The earth is the Lord's and ALL it contains, the world, and those who dwell in it.  Psalm 24:1
O LORD, how many are Your works!  In wisdom you have made them all;  The earth is full of your possessions.  Psalm 104:24
Confession time.  There are two things God has asked me to do that I have said yes to doing, yet still have not done.  Much like that annoying elephant in the room, they are there in my thoughts, the knowledge that I said yes but have been overcome with fear of what will happen after that I just keep circling them, painstakingly procrastinating, trying to tick off every other possible thing on the to do list first.  And for those who know me, my to-do list is looooonnnng.

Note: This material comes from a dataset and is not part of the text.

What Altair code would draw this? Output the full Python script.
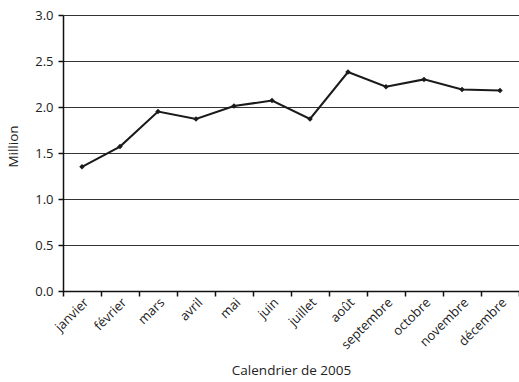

It's a short trip from trust to fear.  One moment our eyes are directly upon our Creator and the next they are averted to an easier task,  a plan already accomplished, or an escape route that gives immediate comfort.  But Isaiah 26:3--and the tattoo on my foot--reminds that He will keep us in perfect peace when our minds are stayed directly on Him.  On Him, not on our fears, our doubts, our what ifs, our if onlys.  On Him.
I am challenging you to make a list.  Write down every little thing you are afraid of from the silliest of bugs to the biggest of scenarios.  Do you see a theme?  Can you see if those fears direct themselves all to a similar root?  If you are so inclined, also think about how those fears have changed the way you have made decisions.  Do you have your own elephant you are skirting around?  Please tell me I'm not the only one!  But please, please please please, do not stop there, in the midst of that despondency.  Now, look up.  Look to who owns you, who has always and will always love you, who gives more than you could ever ask or imagine.  Look to who has and will cast out every fear and redeems them in the process.  Look up and see that fear doesn't own you, a Mighty God does.
I'll be praying for you, pray for me.